Importance of the Augmented Dickey-Fuller Test
Detection of Stationarity:
The Augmented Dickey-Fuller (ADF) test is a paramount tool for detecting the presence of stationarity in a time series data. It’s essential to establish stationarity before applying various time series forecasting models as many of these models require the data to be stationary.
By identifying and rectifying non-stationarity, the ADF test paves the way for more accurate and reliable forecasting.
Modeling and Forecasting Enhancement:
The ADF test’s ability to ascertain stationarity contributes significantly to enhancing the performance of time series modeling and forecasting. When the data is stationary, the models can capture the underlying patterns more effectively.

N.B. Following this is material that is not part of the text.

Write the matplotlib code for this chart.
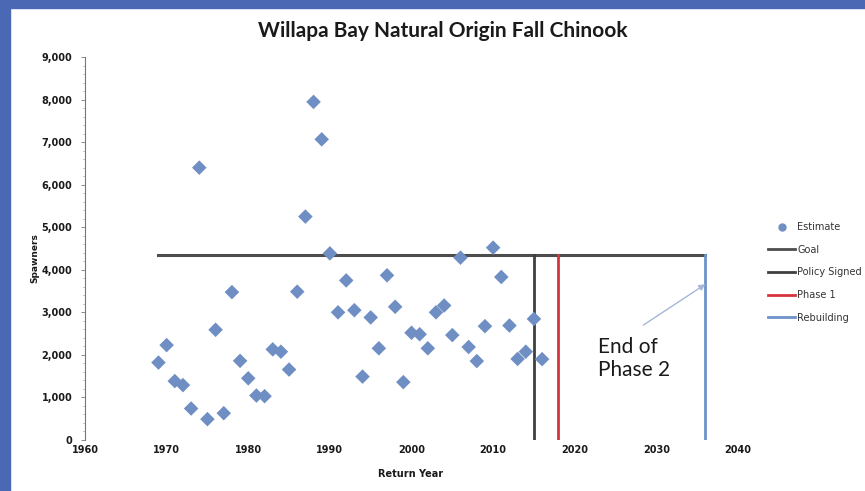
import matplotlib
matplotlib.use("Agg")
import matplotlib.pyplot as plt
from matplotlib.lines import Line2D
from matplotlib.patches import Rectangle
from matplotlib.ticker import MultipleLocator, FuncFormatter

# ---- data ----
years = list(range(1969, 2017))
spawners = [1820, 2230, 1385, 1290, 740, 6400, 490, 2590, 630, 3475,
            1860, 1450, 1045, 1030, 2130, 2075, 1655, 3485, 5250, 7945,
            7065, 4385, 3000, 3750, 3050, 1490, 2880, 2155, 3870, 3130,
            1360, 2520, 2485, 2155, 3000, 3160, 2465, 4285, 2185, 1855,
            2675, 4520, 3830, 2690, 1905, 2075, 2845, 1900]
goal_value = 4350
goal_years = [1969, 2036]
policy_year = 2015
phase1_year = 2018
rebuild_year = 2036
x_ticks = [1960, 1970, 1980, 1990, 2000, 2010, 2020, 2030, 2040]
y_ticks = [0, 1000, 2000, 3000, 4000, 5000, 6000, 7000, 8000, 9000]
title = "Willapa Bay Natural Origin Fall Chinook"
legend_labels = ["Estimate", "Goal", "Policy Signed", "Phase 1", "Rebuilding"]

# ---- styles ----
c_est = "#6f8fc4"
c_goal = "#4d4d4d"
c_policy = "#3f3f3f"
c_phase1 = "#d8343c"
c_rebuild = "#6d93c9"
c_frame = "#4a68b4"
W, H = 865, 491
fig = plt.figure(figsize=(W / 100, H / 100), dpi=100)
fig.patch.set_facecolor("white")

# slide frame (blue border on left and top)
fig.add_artist(Rectangle((0, 0), 10 / W, 1, transform=fig.transFigure,
                         color=c_frame, zorder=0))
fig.add_artist(Rectangle((0, 1 - 8 / H), 1, 8 / H, transform=fig.transFigure,
                         color=c_frame, zorder=0))

left, right = 85 / W, 738 / W
bottom, top = 1 - 440 / H, 1 - 57 / H
ax = fig.add_axes([left, bottom, right - left, top - bottom])
ax.set_xlim(1960, 2040)
ax.set_ylim(0, 9000)

# goal and vertical lines
ax.plot(goal_years, [goal_value, goal_value], color=c_goal, lw=2.2, zorder=2)
ax.plot([policy_year, policy_year], [0, goal_value], color=c_policy, lw=2.0, zorder=2)
ax.plot([phase1_year, phase1_year], [0, goal_value], color=c_phase1, lw=2.0, zorder=2)
ax.plot([rebuild_year, rebuild_year], [0, goal_value], color=c_rebuild, lw=2.0, zorder=2)

ax.scatter(years, spawners, marker="D", s=55, color=c_est, edgecolors="none", zorder=3)

# annotation
ax.annotate("", xy=(2036, 3660), xytext=(2028.4, 2700),
            arrowprops=dict(arrowstyle="-|>", color="#a7b6d6", lw=1.0,
                            mutation_scale=9, shrinkA=0, shrinkB=0))
ax.text(2022.9, 2430, "End of\nPhase 2", fontsize=15, family="Lato",
        color="#1a1a1a", va="top", ha="left", linespacing=1.2)

# axes styling
for s in ["top", "right", "bottom"]:
    ax.spines[s].set_visible(False)
ax.spines["left"].set_color("#777777")
ax.spines["left"].set_linewidth(0.8)
ax.set_xticks(x_ticks)
ax.set_yticks(y_ticks)
ax.yaxis.set_major_formatter(FuncFormatter(lambda v, p: f"{int(v):,}"))
ax.yaxis.set_minor_locator(MultipleLocator(200))
ax.tick_params(axis="x", length=0, pad=3.5, labelsize=7)
ax.tick_params(axis="y", which="major", length=3, width=0.6, color="#777777",
               pad=6, labelsize=7)
ax.tick_params(axis="y", which="minor", length=1.5, width=0.5, color="#999999")
for lab in ax.get_xticklabels() + ax.get_yticklabels():
    lab.set_fontweight("bold")
    lab.set_color("#1a1a1a")

fig.text(35 / W, 1 - 258 / H, "Spawners", rotation=90, ha="center", va="center",
         fontsize=6.5, fontweight="bold", color="#1a1a1a")
fig.text(411 / W, 1 - 474 / H, "Return Year", ha="center", va="center",
         fontsize=7, fontweight="bold", color="#1a1a1a")
fig.text(443 / W, 1 - 31 / H, title, ha="center", va="center",
         fontsize=15, fontweight="bold", family="Lato", color="#1a1a1a")

handles = [
    Line2D([], [], marker="o", linestyle="none", color=c_est, markersize=5),
    Line2D([], [], color=c_goal, lw=2),
    Line2D([], [], color=c_policy, lw=2),
    Line2D([], [], color=c_phase1, lw=2),
    Line2D([], [], color=c_rebuild, lw=2),
]
leg = fig.legend(handles, legend_labels, loc="upper left",
                 bbox_to_anchor=(768 / W, 1 - 222 / H), frameon=False,
                 fontsize=7, handlelength=2.8, handletextpad=0.2,
                 labelspacing=1.3, borderaxespad=0, borderpad=0)
for t in leg.get_texts():
    t.set_color("#333333")

fig.savefig("out.png", dpi=100)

The insights gained from the ADF test can be used to transform non-stationary data, making it suitable for modeling and thus improving the overall forecasting accuracy.
Informed Decision Making:
For analysts and decision-makers, the ADF test provides crucial insights into the time series data’s behavior. Understanding whether a time series is stationary or not can inform decisions regarding the appropriate models to use for analysis.
It also aids in understanding the data’s characteristics, which is crucial for making informed decisions in various fields like finance, economics, and many others.
Robustness:
The ADF test extends the Dickey-Fuller test to handle more complex datasets, making it a robust method for testing stationarity in real-world, nuanced data scenarios.

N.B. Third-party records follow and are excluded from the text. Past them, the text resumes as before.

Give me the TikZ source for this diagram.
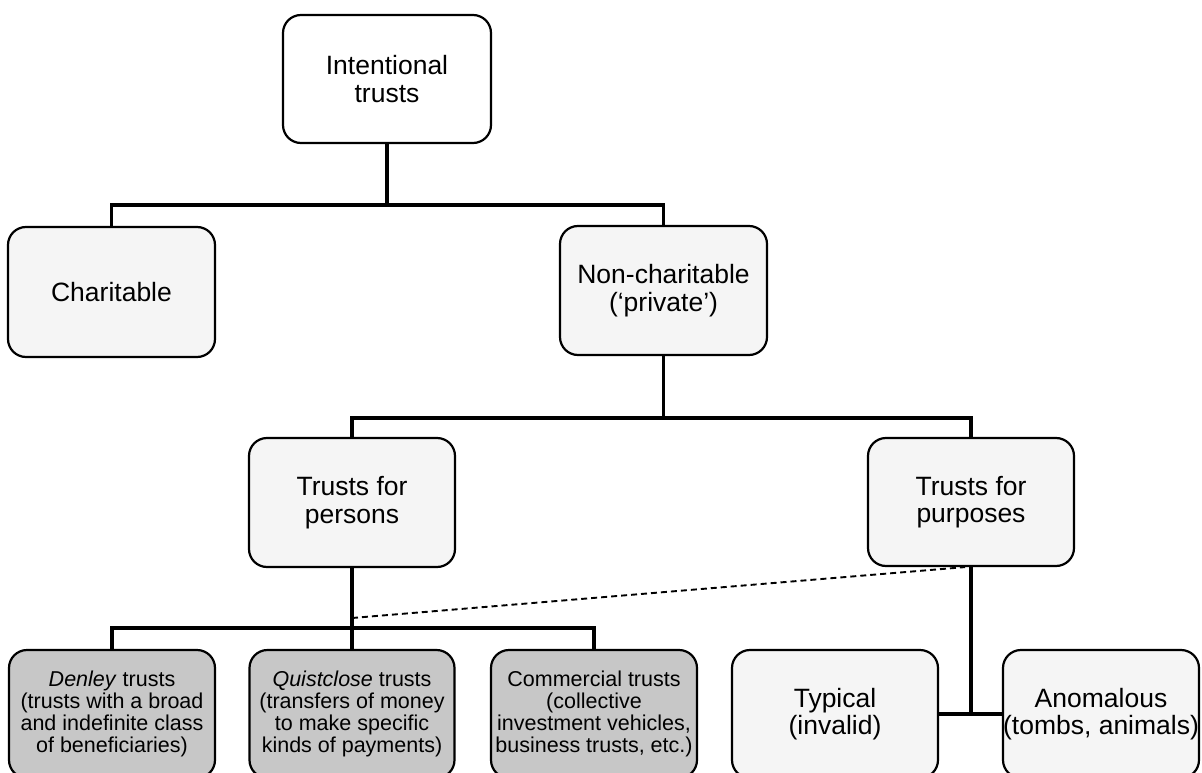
\documentclass[tikz,border=0pt]{standalone}
\usepackage{fontspec}
\setmainfont{Liberation Sans}
\begin{document}
\begin{tikzpicture}[x=1pt,y=-1pt,
  box/.style={draw=black, line width=2.2pt, rounded corners=18pt, align=center,
    inner xsep=0pt, inner ysep=2pt, minimum height=128pt, anchor=center,
    font=\fontsize{26.5}{27.5}\selectfont},
  lightbox/.style={box, fill=black!4},
  whitebox/.style={box, fill=white},
  greybox/.style={box, fill=black!22, minimum height=128pt,
    font=\fontsize{21.5}{22}\selectfont},
  conn/.style={line width=3.4pt},
  dashconn/.style={line width=1.9pt, dash pattern=on 6pt off 4pt}]
\useasboundingbox (0,0) rectangle (1202,773);
\fill[white] (0,0) rectangle (1202,773);
% nodes
\node[whitebox, minimum width=208pt] (top) at (387,79) {Intentional\\trusts};
\node[lightbox, minimum width=207pt, minimum height=130pt] (char) at (111.5,292) {Charitable};
\node[lightbox, minimum width=207pt, minimum height=129pt] (nonchar) at (663.5,290.5) {Non-charitable\\(‘private’)};
\node[lightbox, minimum width=206pt, minimum height=129pt] (persons) at (352,502.5) {Trusts for\\persons};
\node[lightbox, minimum width=206pt] (purposes) at (971,502) {Trusts for\\purposes};
\node[greybox, minimum width=206pt] (denley) at (112,714) {\textit{Denley} trusts\\(trusts with a broad\\and indefinite class\\of beneficiaries)};
\node[greybox, minimum width=205pt] (quist) at (352,714) {\textit{Quistclose} trusts\\(transfers of money\\to make specific\\kinds of payments)};
\node[greybox, minimum width=206pt] (comm) at (594,714) {Commercial trusts\\(collective\\investment vehicles,\\business trusts, etc.)};
\node[lightbox, minimum width=206pt] (typical) at (835,714) {Typical\\(invalid)};
\node[lightbox, minimum width=196pt] (anom) at (1101,714) {Anomalous\\(tombs, animals)};
% junctions
\coordinate (j1) at (387,205);
\coordinate (j2) at (663.5,418);
\coordinate (j3) at (352,628);
\coordinate (d1) at (352,618);
% connectors
\draw[conn] (top.south) -- (j1);
\draw[conn] (char.north) |- (j1) -| (nonchar.north);
\draw[conn] (nonchar.south) -- (j2);
\draw[conn] (persons.north) |- (j2) -| (purposes.north);
\draw[conn] (persons.south) -- (quist.north);
\draw[conn] (denley.north) |- (j3) -| (comm.north);
\draw[conn] (typical.east) -- (anom.west);
\draw[conn] (purposes.south) -- (purposes.south |- typical.east);
\draw[dashconn] (d1) -- ([xshift=-6pt]purposes.south);
\end{tikzpicture}
\end{document}
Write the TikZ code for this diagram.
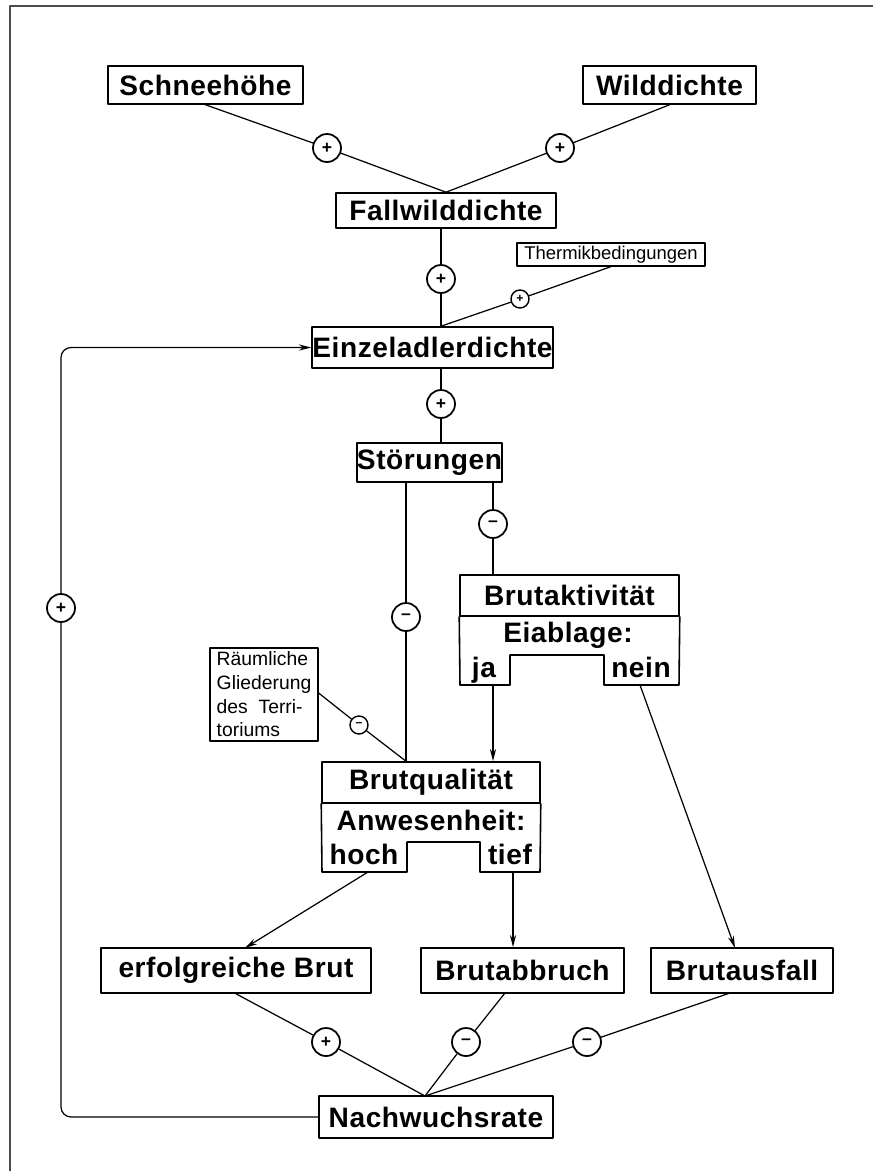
\documentclass[tikz,border=0pt]{standalone}
\usepackage{fontspec}
\setmainfont{Liberation Sans}
\newfontfamily\heavy[LetterSpace=2]{Liberation Sans}
\usetikzlibrary{arrows.meta}
\tikzset{
  factor/.style={draw,line width=0.9pt,font=\heavy\bfseries\fontsize{16}{18}\selectfont,inner sep=0pt,minimum height=0.76cm},
  label/.style={font=\heavy\bfseries\fontsize{16}{18}\selectfont,inner sep=0pt,anchor=base},
  remark/.style={draw,line width=0.7pt,font=\fontsize{10.5}{12.5}\selectfont,inner sep=0pt},
  sign/.style={circle,draw,line width=1pt,inner sep=0pt,minimum size=0.56cm,font=\bfseries},
  smallsign/.style={circle,draw,line width=0.8pt,inner sep=0pt,minimum size=0.36cm,font=\bfseries\scriptsize},
  link/.style={line width=0.7pt}
}
\begin{document}
\begin{tikzpicture}[x=0.02cm,y=-0.02cm,line cap=round,line join=round,>={Stealth[length=7pt,width=3.5pt]}]
\useasboundingbox (0,0) rectangle (873,1171);
\draw[line width=1.2pt,black!70] (873,6) -- (10,6) -- (10,1171);

\node[factor,minimum width=3.9cm] (schnee) at (205.5,85) {Schneehöhe};
\node[factor,minimum width=3.46cm] (wild) at (669.5,85) {Wilddichte};
\node[factor,minimum width=4.4cm,minimum height=0.7cm] (fall) at (446,210.5) {Fallwilddichte};
\node[remark,minimum width=3.76cm,minimum height=0.46cm] (thermik) at (611,254.5) {Thermikbedingungen};
\node[factor,minimum width=4.82cm,minimum height=0.82cm] (einzel) at (432.5,347.5) {Einzeladlerdichte};
\node[factor,minimum width=2.7cm,minimum height=0.78cm] (stoer) at (429.5,462.5) {Störungen};
\node[factor,minimum width=4.38cm,minimum height=0.82cm] (akt) at (569.5,595.5) {Brutaktivität};
\node[remark,minimum width=2.16cm,minimum height=1.86cm,align=left,font=\fontsize{11}{13.5}\selectfont] (raum) at (264,694.5)
  {Räumliche\\Gliederung\\des\ \ Terri-\\toriums};
\node[factor,minimum width=4.36cm,minimum height=0.82cm] (qual) at (431,782.5) {Brutqualität};
\node[factor,minimum width=5.4cm,minimum height=0.9cm] (erfolg) at (236,970.5) {erfolgreiche Brut};
\node[factor,minimum width=4.06cm,minimum height=0.9cm] (abbruch) at (522.5,970.5) {Brutabbruch};
\node[factor,minimum width=3.64cm,minimum height=0.9cm] (ausfall) at (742,970.5) {Brutausfall};
\node[factor,minimum width=4.68cm,minimum height=0.84cm] (nach) at (436,1117) {Nachwuchsrate};

% lower halves of the two split boxes
\draw[line width=0.9pt] (akt.south west) -- (460,685) -- (510,685) -- (510,655) -- (604,655) -- (604,685) -- (679,685) -- (akt.south east);
\node[label] (eiablage) at (568,642) {Eiablage:};
\node[label] (ja) at (484,677) {ja};
\node[label] (nein) at (641,677) {nein};
\coordinate (jaout) at (493,685);
\coordinate (neinout) at (640,685);
\draw[line width=0.9pt] (qual.south west) -- (322,872) -- (407,872) -- (407,842) -- (480,842) -- (480,872) -- (540,872) -- (qual.south east);
\node[label] (anwes) at (431,830) {Anwesenheit:};
\node[label] (hoch) at (364,864) {hoch};
\node[label] (tief) at (510,864) {tief};
\coordinate (hochout) at (368,872);
\coordinate (tiefout) at (513,872);

\node[sign] (s1) at (327,148) {+};
\node[sign] (s2) at (560,148) {+};
\node[sign] (s3) at (441,279) {+};
\node[smallsign] (s4) at (520,299) {+};
\node[sign] (s5) at (441,404) {+};
\node[sign] (s6) at (493,524) {--};
\node[sign] (s7) at (406,617) {--};
\node[smallsign] (s8) at (359,725) {--};
\node[sign] (s9) at (326,1042) {+};
\node[sign] (s10) at (466,1042) {--};
\node[sign] (s11) at (587,1042) {--};
\node[sign] (fb) at (61,608) {+};

\draw[link] (schnee.south) -- (s1) -- (fall.north);
\draw[link] (wild.south) -- (s2) -- (fall.north);
\draw[link] (s3 |- fall.south) -- (s3) -- (s3 |- einzel.north);
\draw[link] (thermik.south) -- (s4) -- (s3 |- einzel.north);
\draw[link] (s5 |- einzel.south) -- (s5) -- (s5 |- stoer.north);
\draw[link] (s6 |- stoer.south) -- (s6) -- (s6 |- akt.north);
\draw[link] (s7 |- stoer.south) -- (s7) -- (s7 |- qual.north);
\draw[link] (raum.east |- 0,693) -- (s8) -- (s7 |- qual.north);
\draw[link,->] (jaout) -- (jaout |- qual.north);
\draw[link,->] (neinout) -- (735,948);
\draw[link,->] (hochout) -- (245,948);
\draw[link,->] (tiefout) -- (tiefout |- abbruch.north);
\draw[link] (erfolg.south) -- (s9) -- (425,1096);
\draw[link] (505,993) -- (s10) -- (425,1096);
\draw[link] (730,993) -- (s11) -- (425,1096);
\draw[link,rounded corners=0.2cm] (nach.west) -| (fb.south);
\draw[link,->,rounded corners=0.2cm] (fb.north) |- (einzel.west);
\end{tikzpicture}
\end{document}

Its ability to handle larger and more complicated sets of time series data makes it a valuable tool in the toolkit of analysts dealing with diverse datasets.

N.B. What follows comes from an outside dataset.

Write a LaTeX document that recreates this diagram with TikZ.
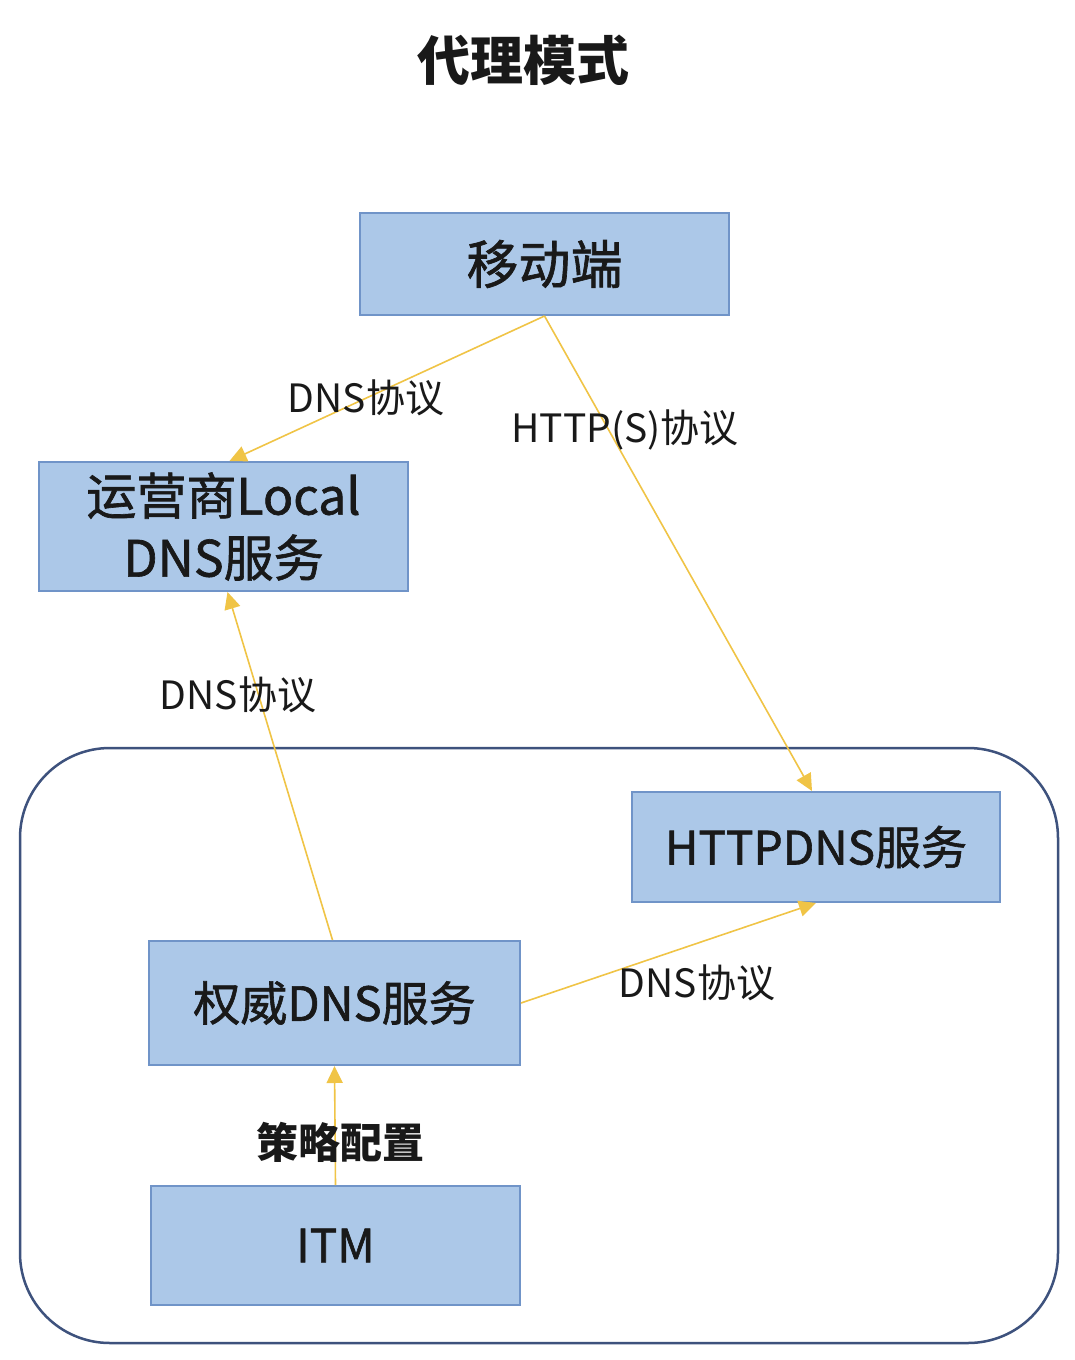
\documentclass[tikz,border=0pt]{standalone}
\usepackage{fontspec}
\setmainfont{Noto Sans CJK SC}
\newfontfamily\medfont[FakeBold=1.3]{Noto Sans CJK SC}
\usetikzlibrary{arrows.meta}
\definecolor{boxfill}{RGB}{172,200,232}
\definecolor{boxdraw}{RGB}{112,148,200}
\definecolor{arrowc}{RGB}{240,196,70}
\definecolor{framec}{RGB}{62,82,125}
\definecolor{textc}{RGB}{25,25,25}
\tikzset{
  sbox/.style={draw=boxdraw, fill=boxfill, line width=2pt, inner sep=0pt, text=textc, align=center},
  conn/.style={draw=arrowc, line width=1.6pt, -{Triangle[length=17pt,width=16pt]}},
  lbl/.style={text=textc, font=\fontsize{39}{44}\selectfont, inner sep=0pt}
}
\begin{document}
\begin{tikzpicture}[x=1pt,y=-1pt]
\useasboundingbox (0,0) rectangle (1074,1360);
\fill[white] (0,0) rectangle (1074,1360);
% title
\node[text=textc, font=\fontsize{53}{58}\selectfont\bfseries] (title) at (523,60) {代理模式};
% frame
\draw[framec, line width=2.5pt, rounded corners=90pt] (20,748) rectangle (1058,1343);
% boxes
\node[sbox, minimum width=369pt, minimum height=102pt, font=\medfont\fontsize{52}{60}\selectfont] (mob) at (544.5,264) {移动端};
\node[sbox, minimum width=369pt, minimum height=129pt, font=\medfont\fontsize{50}{62}\selectfont] (ldns) at (223.5,526.5) {运营商Local\\DNS服务};
\node[sbox, minimum width=368pt, minimum height=110pt, font=\medfont\fontsize{46}{56}\selectfont] (hdns) at (816,847) {HTTPDNS服务};
\node[sbox, minimum width=371pt, minimum height=124pt, font=\medfont\fontsize{47}{56}\selectfont] (auth) at (334.5,1003) {权威DNS服务};
\node[sbox, minimum width=369pt, minimum height=119pt, font=\medfont\fontsize{46}{56}\selectfont] (itm) at (335.5,1245.5) {ITM};
% connectors
\draw[conn] (mob.south) -- ([xshift=6pt]ldns.north);
\draw[conn] (mob.south) -- ([xshift=-4pt]hdns.north);
\draw[conn] ([xshift=-2pt]auth.north) -- ([xshift=4pt]ldns.south);
\draw[conn] (auth.east) -- (hdns.south);
\draw[conn] (itm.north) -- (auth.south);
% labels
\node[lbl] (l1) at (366,398) {DNS协议};
\node[lbl] (l2) at (625,430) {HTTP(S)协议};
\node[lbl] (l3) at (238,695) {DNS协议};
\node[lbl] (l4) at (697,983) {DNS协议};
\node[lbl, font=\fontsize{42}{46}\selectfont\bfseries] (l5) at (340,1142) {策略配置};
\end{tikzpicture}
\end{document}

Limitations of the Augmented Dickey-Fuller Test
Assumption of Linearity:
The ADF test assumes a linear relationship in the time series data. However, many real-world time series data may exhibit non-linear dynamics which the ADF test might not capture accurately, leading to incorrect conclusions regarding stationarity.
Sensitivity to Lag Length:
The choice of lag length in the ADF test can significantly impact the results. An inappropriate choice of lag length might lead to incorrect inferences about stationarity, thereby affecting the subsequent analysis and forecasting.
Inability to Differentiate Between Stationarity and Near-Stationarity:
Sometimes, a time series data may be near-stationary but not perfectly stationary. The ADF test might struggle to differentiate between such nuances, which can be a limitation, especially in cases where slight deviations from stationarity are crucial.
Requires Large Sample Size:
The ADF test requires a sufficiently large sample size to provide reliable results. In cases where the data is limited, the ADF test may not be the most suitable method for testing stationarity.
Single Equation Test:
The ADF test is a single-equation test, which might not capture the interactions and relationships in a multivariate time series setting. Other tests like Johansen’s test might be more suitable for multivariate time series data.
Implementing the ADF Test in Python
Python’s statsmodels library offers a straightforward implementation of the ADF test. Below is a snippet on how you can utilize it:
import statsmodels.tsa.stattools as ts
# Assume 'data' is your time series data
adf_test = ts.adfuller(data, autolag='AIC')
print(f'ADF Statistic: {adf_test[0]}')
print(f'p-value: {adf_test[1]}')
Interpreting the Results
ADF Statistic: A more negative value indicates stronger evidence against the null hypothesis of a unit root, suggesting the series is stationary.
p-value: A lower p-value (typically below 0.05) rejects the null hypothesis, pointing towards stationarity.
The Impact on Financial Analysis
Mean Reversion Strategies: A stationary series often hints at mean reversion, which is a cornerstone for many quantitative trading strategies.
Risk Management: Understanding the stationarity of financial series helps in better risk assessment and modeling, aligning with the broader spectrum of quantitative risk management.